Preseason weather maps seem to circulate on the Internet as fast as news of Shaun White’s arrest, but not all of the maps tell a complete story.
“It’s not like forecasting tomorrow’s high temperature,” says Mike Halpert, deputy director of the National Oceanic and Atmospheric Administration’s climate prediction center.
The Administration, NOAA, only forecasts weather three months out—because, it says, any further drastically decreases the accuracy.
And, so far, this winter is looking even harder to predict than past seasons because the U.S. is dangling on the edge of El Nino, but it’s still unknown.
If El Nino takes hold and is strong enough to influence weather behavior, Halpert says it could mean warmer and drier Pacific Northwest and Northern Rockies regions and a wetter, cooler south.
As for the middle of the country (west to east), it’ll be about average if El Nino sticks around, says Leslie Wanek, a National Weather Service meteorologist based in Utah.
And out East?

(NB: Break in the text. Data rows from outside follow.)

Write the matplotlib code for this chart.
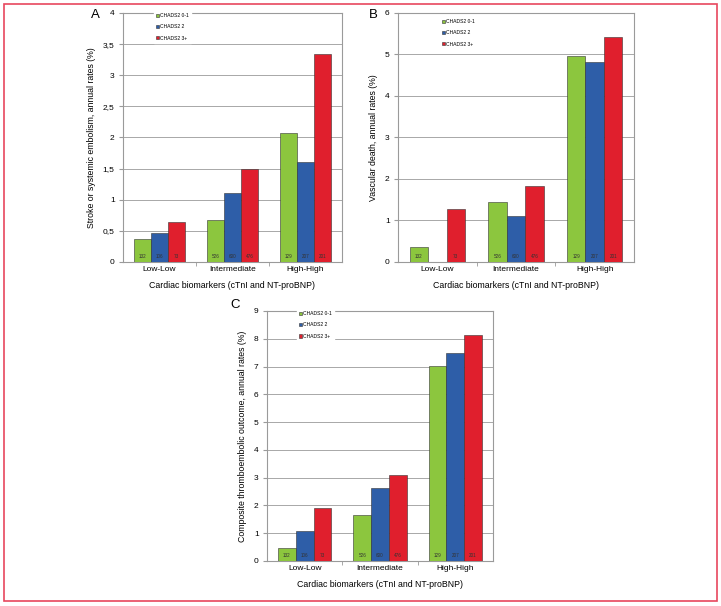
import matplotlib.pyplot as plt
from matplotlib.patches import Rectangle
from matplotlib.ticker import FuncFormatter, FixedLocator
import numpy as np

plt.rcParams['font.family'] = ['Liberation Sans', 'DejaVu Sans']

# Data
categories = ['Low-Low', 'Intermediate', 'High-High']
series_names = ['CHADS2 0-1', 'CHADS2 2', 'CHADS2 3+']
colors = ['#8cc63e', '#2e5ea8', '#e01f2d']

# sample sizes printed inside the bars
counts = [[132, 526, 129],
          [106, 600, 207],
          [73, 476, 201]]

# A: stroke or systemic embolism
stroke_01 = [0.37, 0.67, 2.07]
stroke_2 = [0.47, 1.11, 1.61]
stroke_3 = [0.64, 1.50, 3.34]

# B: vascular death
vasc_01 = [0.37, 1.44, 4.96]
vasc_2 = [0.0, 1.11, 4.82]
vasc_3 = [1.28, 1.82, 5.43]

# C: composite thromboembolic outcome
comp_01 = [0.47, 1.64, 7.02]
comp_2 = [1.09, 2.64, 7.49]
comp_3 = [1.92, 3.11, 8.13]

# letter, axes rect, data, y label, ymax, step, legend anchor, letter pos (px)
panels = [
    ('A', [0.1706, 0.5677, 0.3037, 0.4109], [stroke_01, stroke_2, stroke_3],
     'Stroke or systemic embolism, annual rates (%)', 4, 0.5, (0.13, 0.944), (95, 15)),
    ('B', [0.552, 0.5677, 0.3273, 0.4109], [vasc_01, vasc_2, vasc_3],
     'Vascular death, annual rates (%)', 6, 1, (0.167, 0.92), (373, 15)),
    ('C', [0.3703, 0.0743, 0.3135, 0.4125], [comp_01, comp_2, comp_3],
     'Composite thromboembolic outcome, annual rates (%)', 9, 1, (0.122, 0.944), (235, 305)),
]

W, H = 721, 606
fig = plt.figure(figsize=(W / 100, H / 100), dpi=100)

# pink frame around the whole figure
fig.patches.append(Rectangle((0.006, 0.008), 0.988, 0.985, transform=fig.transFigure,
                             fill=False, edgecolor='#e8475e', linewidth=1.2))

comma = FuncFormatter(lambda v, p: ('%g' % v).replace('.', ','))
grid_col = '#9a9a9a'
width = 0.235
x = np.arange(len(categories))

for letter, rect, data, ylabel, ymax, step, leg_at, let_at in panels:
    ax = fig.add_axes(rect)
    for i, vals in enumerate(data):
        pos = x + (i - 1) * width
        ax.bar(pos, vals, width, color=colors[i], edgecolor='#333333',
               linewidth=0.4, label=series_names[i], zorder=3)
        for px, v, n in zip(pos, vals, counts[i]):
            if v <= 0:
                continue  # no bar, no count shown
            ax.text(px, ymax * 0.012, str(n), ha='center', va='bottom',
                    fontsize=3.3, color='#333333', zorder=4)
    ax.set_xlim(-0.5, 2.5)
    ax.set_ylim(0, ymax)
    ax.set_yticks(np.arange(0, ymax + step / 2, step))
    ax.yaxis.set_major_formatter(comma)
    ax.yaxis.grid(True, color=grid_col, linewidth=0.6, zorder=0)
    ax.set_xticks(x)
    ax.set_xticklabels(categories)
    ax.xaxis.set_minor_locator(FixedLocator([0.5, 1.5]))
    ax.tick_params(axis='x', which='major', length=0, labelsize=6, pad=3)
    ax.tick_params(axis='x', which='minor', length=3, color=grid_col, direction='out')
    ax.tick_params(axis='y', labelsize=6, length=3, color=grid_col, pad=3)
    for s in ax.spines.values():
        s.set_color(grid_col)
        s.set_linewidth(0.8)
    ax.set_ylabel(ylabel, fontsize=6.3, labelpad=5)
    ax.set_xlabel('Cardiac biomarkers (cTnI and NT-proBNP)', fontsize=6.3, labelpad=6)
    leg = ax.legend(loc='center left', bbox_to_anchor=leg_at, fontsize=3.6,
                    frameon=True, framealpha=1, edgecolor='white', fancybox=False,
                    handlelength=0.6, handleheight=0.6, handletextpad=0.25,
                    labelspacing=1.25, borderpad=0.4)
    leg.set_zorder(5)
    fig.text(let_at[0] / W, 1 - let_at[1] / H, letter, fontsize=9.5,
             ha='center', va='center')

fig.savefig('out.png', dpi=100)
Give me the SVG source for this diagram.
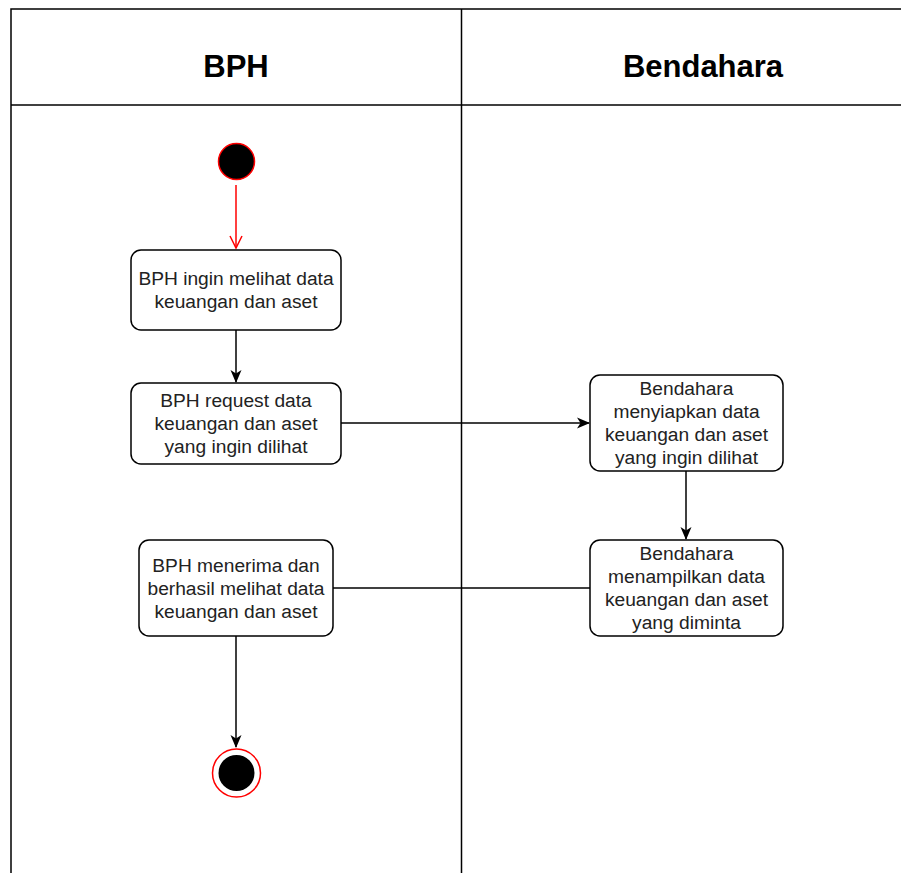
<svg xmlns="http://www.w3.org/2000/svg" width="901" height="873" viewBox="0 0 901 873">
<style>
.lane{fill:none;stroke:#000;stroke-width:1.5}
.hdr{font-family:"Liberation Sans",Arial,sans-serif;font-size:31px;font-weight:bold;fill:#000;text-anchor:middle}
.box{fill:#fff;stroke:#000;stroke-width:1.5}
.t{font-family:"Liberation Sans",Arial,sans-serif;font-size:19.2px;fill:#222;text-anchor:middle}
.edge{fill:none;stroke:#000;stroke-width:1.5}
</style>
<defs>
<marker id="arr" markerWidth="14" markerHeight="14" refX="12" refY="7" orient="auto" markerUnits="userSpaceOnUse">
<path d="M0,1.5 L13,7 L0,12.5 L3.5,7 Z" fill="#000"/>
</marker>
<marker id="open" markerWidth="16" markerHeight="16" refX="13" refY="8" orient="auto" markerUnits="userSpaceOnUse">
<path d="M1,2 L13,8 L1,14" fill="none" stroke="#ff0000" stroke-width="1.5"/>
</marker>
</defs>
<rect width="901" height="873" fill="#fff"/>
<g id="pool">
<path class="lane" d="M11,873 L11,9 L901,9"/>
<path class="lane" d="M11,105 L901,105"/>
<path class="lane" d="M461.5,9 L461.5,873"/>
<text class="hdr" x="236" y="77">BPH</text>
<text class="hdr" x="703" y="77">Bendahara</text>
</g>
<g id="connectors">
<path class="edge" d="M236,185 L236,248" style="stroke:#ff0000" marker-end="url(#open)"/>
<path class="edge" d="M236,330 L236,382" marker-end="url(#arr)"/>
<path class="edge" d="M341,423 L589,423" marker-end="url(#arr)"/>
<path class="edge" d="M686,471 L686,539" marker-end="url(#arr)"/>
<path class="edge" d="M590,588 L333,588"/>
<path class="edge" d="M236,636 L236,747" marker-end="url(#arr)"/>
</g>
<g id="start">
<circle cx="236.5" cy="161.5" r="18" fill="#000" stroke="#ff0000" stroke-width="1.5"/>
</g>
<g id="n1">
<rect class="box" x="131" y="250" width="210" height="80" rx="10"/>
<text class="t" x="236" y="285">BPH ingin melihat data</text>
<text class="t" x="236" y="308">keuangan dan aset</text>
</g>
<g id="n2">
<rect class="box" x="131" y="383" width="210" height="81" rx="10"/>
<text class="t" x="236" y="407">BPH request data</text>
<text class="t" x="236" y="430">keuangan dan aset</text>
<text class="t" x="236" y="453">yang ingin dilihat</text>
</g>
<g id="n3">
<rect class="box" x="590" y="375" width="193" height="96" rx="10"/>
<text class="t" x="686.5" y="395">Bendahara</text>
<text class="t" x="686.5" y="418">menyiapkan data</text>
<text class="t" x="686.5" y="441">keuangan dan aset</text>
<text class="t" x="686.5" y="464">yang ingin dilihat</text>
</g>
<g id="n4">
<rect class="box" x="590" y="540" width="193" height="96" rx="10"/>
<text class="t" x="686.5" y="560">Bendahara</text>
<text class="t" x="686.5" y="583">menampilkan data</text>
<text class="t" x="686.5" y="606">keuangan dan aset</text>
<text class="t" x="686.5" y="629">yang diminta</text>
</g>
<g id="n5">
<rect class="box" x="139" y="540" width="194" height="96" rx="10"/>
<text class="t" x="236" y="572">BPH menerima dan</text>
<text class="t" x="236" y="595">berhasil melihat data</text>
<text class="t" x="236" y="618">keuangan dan aset</text>
</g>
<g id="end">
<circle cx="236.5" cy="773" r="24" fill="#fff" stroke="#ff0000" stroke-width="1.5"/>
<circle cx="236.5" cy="773" r="18" fill="#000"/>
</g>
</svg>
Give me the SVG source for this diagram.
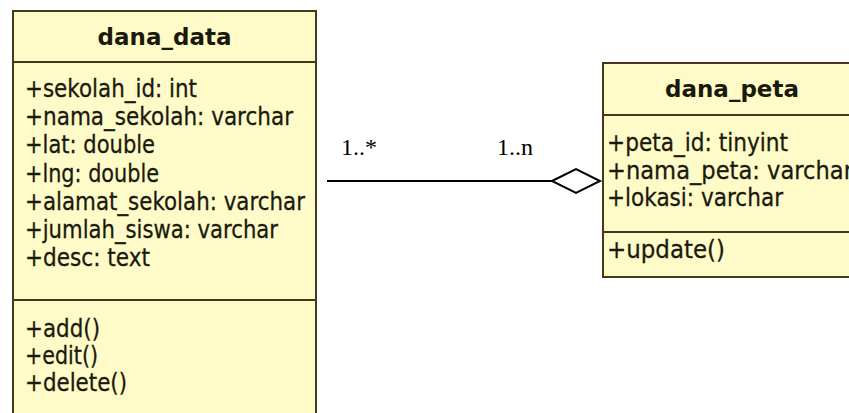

Halpert says the Appalachian Mountains often do well if El Nino takes hold, and some of the big historic snowstorms in the region have occurred during a weak El Nino year.
Regionally, Halpert says, if the West gets snow early, it often translates to a colder season with more snowy days, but admits that isn’t always the case. There are other factors that play into national weather too—such as arctic oscillation.
In the first half of September the arctic oscillation—an atmospheric phenomenon that can change every couple weeks—was positive (think warm), but Halpert says it’s swinging to neutral for the next couple weeks. Beyond that is near impossible to predict, he says.
That’s part of the reason last year’s La Nina didn’t match the prior year’s La Nina—because the arctic oscillation was positive for part of the season unlike the year before.
Still, despite the weather maps floating around the Internet, Halpert and Wanek say it’s hard to predict more than a few months out—currently to the end of the year. And it’s in the early part of the year when weather can be more impacted.
“January, February, March is really when you see the impacts of what an El Nino or La Nina weather pattern will do,” Wanek says.